* start DATASET *
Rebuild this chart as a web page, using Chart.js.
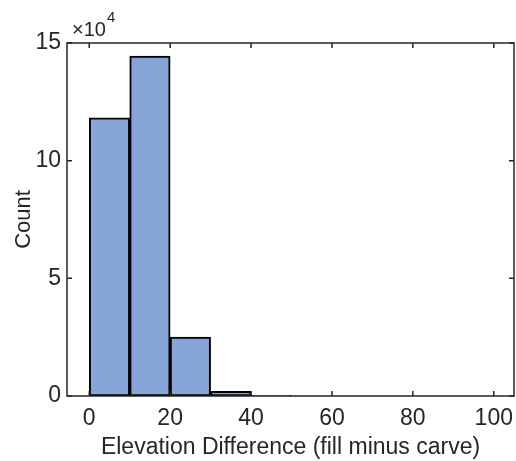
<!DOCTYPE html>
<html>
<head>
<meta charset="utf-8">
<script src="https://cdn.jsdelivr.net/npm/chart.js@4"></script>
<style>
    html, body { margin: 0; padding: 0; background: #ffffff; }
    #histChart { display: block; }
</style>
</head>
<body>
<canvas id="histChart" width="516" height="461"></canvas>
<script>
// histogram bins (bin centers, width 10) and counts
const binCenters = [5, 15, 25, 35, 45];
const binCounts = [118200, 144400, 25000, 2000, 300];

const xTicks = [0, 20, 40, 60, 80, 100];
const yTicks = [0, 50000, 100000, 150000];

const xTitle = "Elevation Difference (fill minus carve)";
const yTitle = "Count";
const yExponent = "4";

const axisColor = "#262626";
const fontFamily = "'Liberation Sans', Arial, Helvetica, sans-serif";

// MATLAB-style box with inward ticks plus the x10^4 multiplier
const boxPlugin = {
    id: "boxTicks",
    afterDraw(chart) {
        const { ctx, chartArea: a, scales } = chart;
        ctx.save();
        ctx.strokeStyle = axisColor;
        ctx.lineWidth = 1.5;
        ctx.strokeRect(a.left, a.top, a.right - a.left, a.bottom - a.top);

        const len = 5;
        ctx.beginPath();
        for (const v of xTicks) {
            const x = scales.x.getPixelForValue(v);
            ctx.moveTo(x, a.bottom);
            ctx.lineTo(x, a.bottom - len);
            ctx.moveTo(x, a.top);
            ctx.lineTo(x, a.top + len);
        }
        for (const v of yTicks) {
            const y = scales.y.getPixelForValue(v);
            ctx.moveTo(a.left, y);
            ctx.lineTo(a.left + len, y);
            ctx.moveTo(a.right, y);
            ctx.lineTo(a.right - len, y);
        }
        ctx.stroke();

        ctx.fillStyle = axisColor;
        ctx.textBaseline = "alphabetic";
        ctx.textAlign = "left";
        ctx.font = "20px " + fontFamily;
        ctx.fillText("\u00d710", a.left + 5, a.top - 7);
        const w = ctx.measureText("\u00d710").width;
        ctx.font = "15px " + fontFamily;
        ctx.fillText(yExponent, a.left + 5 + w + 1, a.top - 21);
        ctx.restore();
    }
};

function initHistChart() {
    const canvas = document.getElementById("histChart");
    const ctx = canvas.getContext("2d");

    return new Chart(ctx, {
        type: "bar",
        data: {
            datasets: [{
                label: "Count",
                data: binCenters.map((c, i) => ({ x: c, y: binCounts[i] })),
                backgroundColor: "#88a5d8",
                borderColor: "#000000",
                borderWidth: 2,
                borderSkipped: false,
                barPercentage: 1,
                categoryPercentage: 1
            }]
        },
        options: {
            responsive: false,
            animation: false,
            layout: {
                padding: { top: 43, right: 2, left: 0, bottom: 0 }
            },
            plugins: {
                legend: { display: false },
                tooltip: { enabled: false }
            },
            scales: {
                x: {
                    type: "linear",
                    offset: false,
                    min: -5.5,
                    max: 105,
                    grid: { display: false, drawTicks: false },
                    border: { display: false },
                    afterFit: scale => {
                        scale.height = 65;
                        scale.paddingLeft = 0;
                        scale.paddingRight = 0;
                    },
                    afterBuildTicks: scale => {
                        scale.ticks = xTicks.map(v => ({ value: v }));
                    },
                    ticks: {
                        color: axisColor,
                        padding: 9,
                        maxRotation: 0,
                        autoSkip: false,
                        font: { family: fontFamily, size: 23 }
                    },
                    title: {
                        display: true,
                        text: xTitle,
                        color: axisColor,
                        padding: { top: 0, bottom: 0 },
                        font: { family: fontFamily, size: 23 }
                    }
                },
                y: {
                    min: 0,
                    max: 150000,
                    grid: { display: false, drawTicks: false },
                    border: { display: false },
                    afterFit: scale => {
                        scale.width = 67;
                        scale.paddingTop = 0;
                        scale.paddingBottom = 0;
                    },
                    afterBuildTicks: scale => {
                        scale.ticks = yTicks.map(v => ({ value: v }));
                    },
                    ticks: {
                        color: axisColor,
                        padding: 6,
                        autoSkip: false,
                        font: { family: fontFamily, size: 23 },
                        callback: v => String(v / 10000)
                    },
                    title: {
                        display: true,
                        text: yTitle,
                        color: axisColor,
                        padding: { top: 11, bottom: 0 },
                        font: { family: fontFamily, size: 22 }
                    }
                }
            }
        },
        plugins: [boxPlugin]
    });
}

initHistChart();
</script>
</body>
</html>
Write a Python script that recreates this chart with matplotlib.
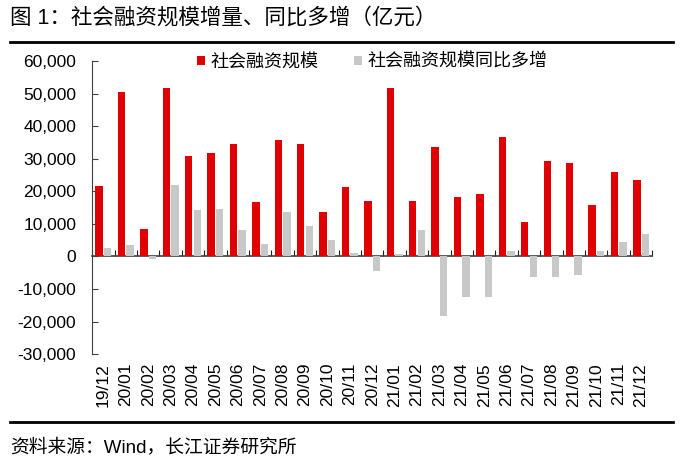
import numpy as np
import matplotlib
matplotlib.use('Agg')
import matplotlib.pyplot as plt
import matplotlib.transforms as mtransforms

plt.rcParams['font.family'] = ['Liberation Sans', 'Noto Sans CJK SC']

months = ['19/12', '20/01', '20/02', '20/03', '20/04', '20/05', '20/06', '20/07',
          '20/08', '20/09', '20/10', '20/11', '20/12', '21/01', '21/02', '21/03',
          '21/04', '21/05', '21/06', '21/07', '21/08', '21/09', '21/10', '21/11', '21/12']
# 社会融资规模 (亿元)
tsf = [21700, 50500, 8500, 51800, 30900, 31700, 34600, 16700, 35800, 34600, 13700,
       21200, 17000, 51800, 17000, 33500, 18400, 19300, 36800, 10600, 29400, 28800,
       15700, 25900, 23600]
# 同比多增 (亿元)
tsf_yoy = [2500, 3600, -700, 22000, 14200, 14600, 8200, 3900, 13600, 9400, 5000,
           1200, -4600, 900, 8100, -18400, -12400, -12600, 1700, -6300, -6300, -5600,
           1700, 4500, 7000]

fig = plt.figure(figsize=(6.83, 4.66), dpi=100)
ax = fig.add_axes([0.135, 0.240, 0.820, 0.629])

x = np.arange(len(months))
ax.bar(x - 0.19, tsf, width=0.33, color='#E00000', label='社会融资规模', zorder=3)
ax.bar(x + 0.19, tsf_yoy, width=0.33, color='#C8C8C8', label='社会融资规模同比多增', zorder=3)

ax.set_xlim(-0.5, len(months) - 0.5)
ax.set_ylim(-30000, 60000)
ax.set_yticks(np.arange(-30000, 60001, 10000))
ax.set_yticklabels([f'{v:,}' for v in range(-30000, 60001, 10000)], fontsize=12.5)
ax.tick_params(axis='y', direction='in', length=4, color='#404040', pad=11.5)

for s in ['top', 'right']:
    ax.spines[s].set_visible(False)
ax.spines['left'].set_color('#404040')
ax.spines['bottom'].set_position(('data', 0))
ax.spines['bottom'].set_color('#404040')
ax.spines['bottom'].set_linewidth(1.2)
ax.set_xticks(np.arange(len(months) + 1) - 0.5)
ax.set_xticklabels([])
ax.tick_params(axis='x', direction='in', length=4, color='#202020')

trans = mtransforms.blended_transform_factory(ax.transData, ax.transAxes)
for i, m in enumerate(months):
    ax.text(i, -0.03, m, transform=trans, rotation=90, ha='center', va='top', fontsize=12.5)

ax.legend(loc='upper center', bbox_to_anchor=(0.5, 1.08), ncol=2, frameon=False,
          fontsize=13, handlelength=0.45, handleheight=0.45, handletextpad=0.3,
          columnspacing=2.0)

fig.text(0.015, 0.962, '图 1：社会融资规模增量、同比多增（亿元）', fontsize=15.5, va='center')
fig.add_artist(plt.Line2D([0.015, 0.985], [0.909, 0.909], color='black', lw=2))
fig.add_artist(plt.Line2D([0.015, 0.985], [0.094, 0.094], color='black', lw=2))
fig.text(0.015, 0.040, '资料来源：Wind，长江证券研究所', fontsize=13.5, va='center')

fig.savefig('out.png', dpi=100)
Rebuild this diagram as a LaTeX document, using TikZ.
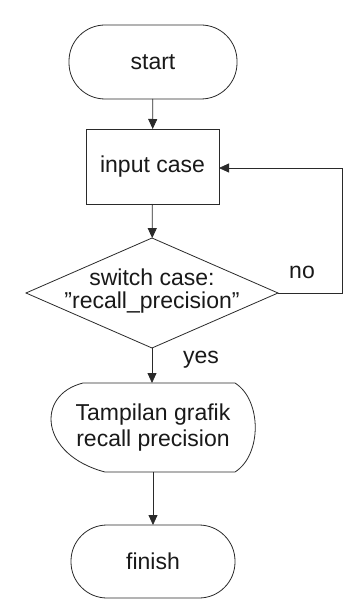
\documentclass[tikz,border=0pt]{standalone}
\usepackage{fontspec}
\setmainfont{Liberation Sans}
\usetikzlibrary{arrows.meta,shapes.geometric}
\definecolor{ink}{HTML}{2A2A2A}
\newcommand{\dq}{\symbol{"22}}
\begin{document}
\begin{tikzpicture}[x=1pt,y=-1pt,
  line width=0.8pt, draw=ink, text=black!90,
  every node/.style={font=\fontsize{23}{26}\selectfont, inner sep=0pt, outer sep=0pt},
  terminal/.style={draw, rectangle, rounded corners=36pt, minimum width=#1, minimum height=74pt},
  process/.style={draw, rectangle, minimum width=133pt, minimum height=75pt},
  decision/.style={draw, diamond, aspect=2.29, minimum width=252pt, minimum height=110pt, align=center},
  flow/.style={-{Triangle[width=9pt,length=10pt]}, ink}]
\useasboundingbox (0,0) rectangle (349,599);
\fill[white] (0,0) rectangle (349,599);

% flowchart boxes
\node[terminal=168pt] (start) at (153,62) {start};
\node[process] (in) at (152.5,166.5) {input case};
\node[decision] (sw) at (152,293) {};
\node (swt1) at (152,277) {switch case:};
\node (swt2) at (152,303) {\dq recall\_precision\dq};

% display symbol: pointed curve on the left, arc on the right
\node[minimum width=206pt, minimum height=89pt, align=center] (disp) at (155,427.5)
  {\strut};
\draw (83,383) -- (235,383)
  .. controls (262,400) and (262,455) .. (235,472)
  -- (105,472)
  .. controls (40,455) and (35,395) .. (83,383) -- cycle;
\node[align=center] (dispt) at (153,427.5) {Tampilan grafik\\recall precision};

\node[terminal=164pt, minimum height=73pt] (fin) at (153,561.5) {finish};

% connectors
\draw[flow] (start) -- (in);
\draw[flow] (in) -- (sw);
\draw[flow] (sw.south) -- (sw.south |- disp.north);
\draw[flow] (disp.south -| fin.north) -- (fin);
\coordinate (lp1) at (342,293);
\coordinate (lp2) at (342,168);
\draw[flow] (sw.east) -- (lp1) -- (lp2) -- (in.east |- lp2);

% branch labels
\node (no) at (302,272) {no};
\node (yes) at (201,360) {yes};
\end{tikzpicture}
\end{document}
* end DATASET *
**DIRECTIONS FOR THIS TASK**: Please give again the entries word for word, starting at the first line and ending with the line that contains "ctx.stroke();"; include both of those lines but none of the pictures.

**REPLY TO THE TASK**:
Rebuild this chart as a web page, using Chart.js.
<!DOCTYPE html>
<html>
<head>
<meta charset="utf-8">
<script src="https://cdn.jsdelivr.net/npm/chart.js@4"></script>
<style>
    html, body { margin: 0; padding: 0; background: #ffffff; }
    #histChart { display: block; }
</style>
</head>
<body>
<canvas id="histChart" width="516" height="461"></canvas>
<script>
// histogram bins (bin centers, width 10) and counts
const binCenters = [5, 15, 25, 35, 45];
const binCounts = [118200, 144400, 25000, 2000, 300];

const xTicks = [0, 20, 40, 60, 80, 100];
const yTicks = [0, 50000, 100000, 150000];

const xTitle = "Elevation Difference (fill minus carve)";
const yTitle = "Count";
const yExponent = "4";

const axisColor = "#262626";
const fontFamily = "'Liberation Sans', Arial, Helvetica, sans-serif";

// MATLAB-style box with inward ticks plus the x10^4 multiplier
const boxPlugin = {
    id: "boxTicks",
    afterDraw(chart) {
        const { ctx, chartArea: a, scales } = chart;
        ctx.save();
        ctx.strokeStyle = axisColor;
        ctx.lineWidth = 1.5;
        ctx.strokeRect(a.left, a.top, a.right - a.left, a.bottom - a.top);

        const len = 5;
        ctx.beginPath();
        for (const v of xTicks) {
            const x = scales.x.getPixelForValue(v);
            ctx.moveTo(x, a.bottom);
            ctx.lineTo(x, a.bottom - len);
            ctx.moveTo(x, a.top);
            ctx.lineTo(x, a.top + len);
        }
        for (const v of yTicks) {
            const y = scales.y.getPixelForValue(v);
            ctx.moveTo(a.left, y);
            ctx.lineTo(a.left + len, y);
            ctx.moveTo(a.right, y);
            ctx.lineTo(a.right - len, y);
        }
        ctx.stroke();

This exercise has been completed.